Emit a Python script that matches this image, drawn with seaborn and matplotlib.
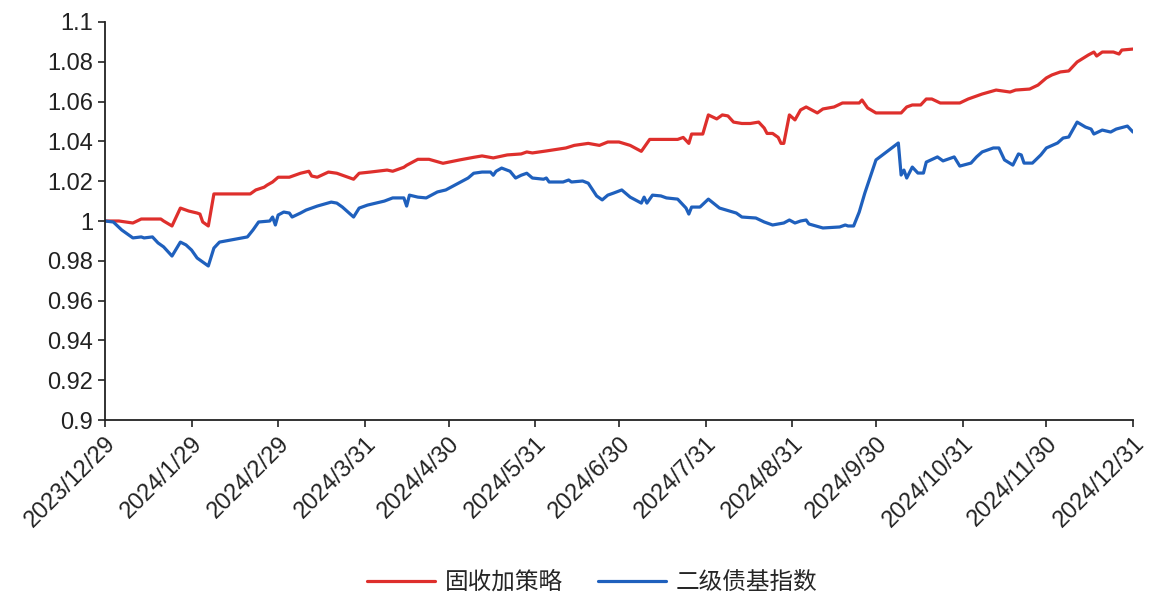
import pandas as pd
import seaborn as sns
from matplotlib import pyplot as plt

# values (day offset from 2023/12/29, net value)
start_date = "2023-12-29"
red_name = "固收加策略"
blue_name = "二级债基指数"

red_day = [0, 5, 10, 13, 18, 20, 21, 24, 27, 30, 33, 34, 35, 37, 39, 52, 54, 57, 58, 60,
           62, 66, 70, 73, 74, 76, 80, 83, 89, 91, 95, 101, 103, 107, 108, 112, 116, 121, 127, 132,
           135, 139, 144, 149, 151, 153, 158, 165, 168, 173, 177, 180, 184, 188, 192, 194, 195, 205, 207, 209,
           210, 214, 216, 219, 221, 223, 225, 228, 231, 234, 236, 237, 239, 241, 242, 243, 245, 247, 249, 251,
           255, 257, 261, 264, 270, 271, 273, 276, 285, 287, 289, 292, 294, 296, 299, 306, 309, 312, 314, 319,
           324, 326, 331, 334, 337, 339, 342, 345, 348, 352, 354, 355, 357, 361, 363, 364, 368]
red_val = [1.000, 1.000, 0.999, 1.001, 1.001, 1.001, 1.000, 0.9975, 1.0065, 1.005, 1.004, 1.0035, 0.9995, 0.9975, 1.0136, 1.0136, 1.0156, 1.017, 1.018, 1.0196,
           1.022, 1.022, 1.024, 1.025, 1.0226, 1.022, 1.0246, 1.024, 1.021, 1.024, 1.0246, 1.0256, 1.025, 1.027, 1.028, 1.031, 1.031, 1.029, 1.0307, 1.032,
           1.0327, 1.0317, 1.0332, 1.0337, 1.0347, 1.0342, 1.0352, 1.0367, 1.038, 1.039, 1.038, 1.0397, 1.0397, 1.038, 1.035, 1.039, 1.041, 1.041, 1.042, 1.039,
           1.0437, 1.0437, 1.0533, 1.0513, 1.0533, 1.0528, 1.0497, 1.049, 1.049, 1.0497, 1.0467, 1.044, 1.044, 1.042, 1.039, 1.039, 1.0533, 1.0508, 1.0558, 1.0573,
           1.0543, 1.0563, 1.0573, 1.0593, 1.0593, 1.0608, 1.0568, 1.0543, 1.0543, 1.0573, 1.0583, 1.0583, 1.0613, 1.0613, 1.0593, 1.0593, 1.0613, 1.0628, 1.0638, 1.0658,
           1.0648, 1.0658, 1.0663, 1.0683, 1.0719, 1.0734, 1.0749, 1.0754, 1.0799, 1.0834, 1.0849, 1.0829, 1.0849, 1.0849, 1.0839, 1.0859, 1.0864]

blue_day = [0, 3, 6, 10, 13, 14, 17, 19, 21, 24, 27, 29, 31, 33, 35, 37, 39, 41, 51, 53,
            55, 59, 60, 61, 62, 64, 66, 67, 70, 72, 76, 81, 83, 85, 89, 91, 94, 97, 100, 103,
            107, 108, 109, 112, 115, 119, 122, 126, 130, 132, 135, 138, 139, 140, 142, 145, 147, 149, 151, 153,
            157, 158, 159, 164, 166, 167, 171, 173, 176, 178, 180, 182, 185, 188, 192, 193, 194, 196, 199, 201,
            205, 208, 209, 210, 213, 216, 220, 226, 228, 233, 236, 239, 243, 245, 247, 249, 251, 252, 257, 263,
            265, 266, 268, 270, 272, 276, 284, 285, 286, 287, 289, 291, 293, 294, 298, 300, 304, 306, 310, 312,
            314, 318, 320, 322, 325, 327, 328, 329, 332, 335, 337, 341, 343, 345, 348, 351, 353, 354, 357, 360,
            362, 366, 368]
blue_val = [1.000, 0.9995, 0.9955, 0.9915, 0.992, 0.9915, 0.992, 0.989, 0.987, 0.9824, 0.9894, 0.988, 0.9854, 0.9814, 0.9794, 0.9774, 0.9864, 0.9894, 0.992, 0.9955,
            0.9995, 1.000, 1.002, 0.998, 1.003, 1.0045, 1.004, 1.002, 1.004, 1.0055, 1.0075, 1.0095, 1.009, 1.007, 1.002, 1.0065, 1.008, 1.009, 1.010, 1.0116,
            1.0116, 1.0075, 1.013, 1.012, 1.0116, 1.0146, 1.0156, 1.0186, 1.0216, 1.024, 1.0246, 1.0246, 1.023, 1.025, 1.0266, 1.025, 1.0216, 1.023, 1.024, 1.0216,
            1.021, 1.0216, 1.0196, 1.0196, 1.0206, 1.0196, 1.0201, 1.019, 1.0126, 1.0106, 1.013, 1.014, 1.0156, 1.012, 1.009, 1.012, 1.009, 1.013, 1.0126, 1.0116,
            1.011, 1.0065, 1.0035, 1.007, 1.007, 1.011, 1.0065, 1.004, 1.002, 1.0015, 0.9995, 0.998, 0.999, 1.0005, 0.999, 1.000, 1.0005, 0.9985, 0.9965, 0.997,
            0.998, 0.9975, 0.9975, 1.0045, 1.014, 1.0307, 1.0392, 1.0231, 1.0256, 1.0216, 1.0271, 1.0241, 1.0241, 1.0296, 1.0322, 1.0302, 1.0322, 1.0276, 1.0291, 1.0322,
            1.0347, 1.0367, 1.0367, 1.0307, 1.0281, 1.0337, 1.0332, 1.0291, 1.0291, 1.0332, 1.0367, 1.0392, 1.0417, 1.0422, 1.0497, 1.0472, 1.0462, 1.0437, 1.0457, 1.0447,
            1.0462, 1.0477, 1.0447]

tick_dates = ["2023-12-29", "2024-01-29", "2024-02-29", "2024-03-31", "2024-04-30", "2024-05-31", "2024-06-30",
              "2024-07-31", "2024-08-31", "2024-09-30", "2024-10-31", "2024-11-30", "2024-12-31"]
tick_labels = ["2023/12/29", "2024/1/29", "2024/2/29", "2024/3/31", "2024/4/30", "2024/5/31", "2024/6/30",
               "2024/7/31", "2024/8/31", "2024/9/30", "2024/10/31", "2024/11/30", "2024/12/31"]
y_ticks = [0.9, 0.92, 0.94, 0.96, 0.98, 1.0, 1.02, 1.04, 1.06, 1.08, 1.1]

sns.set_theme(style="ticks")
plt.rcParams['font.family'] = ['Liberation Sans', 'Noto Sans CJK SC', 'DejaVu Sans']

t0 = pd.Timestamp(start_date)
red_df = pd.DataFrame({'date': t0 + pd.to_timedelta(red_day, unit='D'), 'value': red_val, 'series': red_name})
blue_df = pd.DataFrame({'date': t0 + pd.to_timedelta(blue_day, unit='D'), 'value': blue_val, 'series': blue_name})
data = pd.concat([red_df, blue_df], ignore_index=True)

fig = plt.figure(figsize=(11.52, 6.09), dpi=100)
ax = fig.add_axes([0.0911, 0.3103, 0.8924, 0.6536])

sns.lineplot(data=data, x='date', y='value', hue='series', ax=ax,
             palette={red_name: '#DE2F2C', blue_name: '#1F60BD'},
             linewidth=2.3, estimator=None, errorbar=None)

ax.set_xlim(pd.Timestamp(tick_dates[0]), pd.Timestamp(tick_dates[-1]))
ax.set_ylim(0.9, 1.1)
ax.set_xticks(pd.to_datetime(tick_dates))
ax.set_xticklabels(tick_labels, rotation=45, ha='right', rotation_mode='anchor')
ax.set_yticks(y_ticks)
ax.set_yticklabels(["%g" % v for v in y_ticks])
ax.set_xlabel("")
ax.set_ylabel("")

ax.tick_params(axis='both', labelsize=17, colors='#222222', length=5, width=1.2, direction='out')
ax.tick_params(axis='x', pad=4)
for side in ['top', 'right']:
    ax.spines[side].set_visible(False)
for side in ['left', 'bottom']:
    ax.spines[side].set_color('#222222')
    ax.spines[side].set_linewidth(1.3)

sns.move_legend(ax, 'center', bbox_to_anchor=(0.514, 0.043), bbox_transform=fig.transFigure,
                ncol=2, title=None, frameon=False, fontsize=17,
                handlelength=2.9, handletextpad=0.4, columnspacing=1.5)

fig.savefig('out.png', dpi=100)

◇ ◇ ◇ ◇ ◇ ◇ ◇

Lines that include the word "seaborn" are to be extracted from the data above.

Emit a Python script that matches this image, drawn with seaborn and matplotlib.
import seaborn as sns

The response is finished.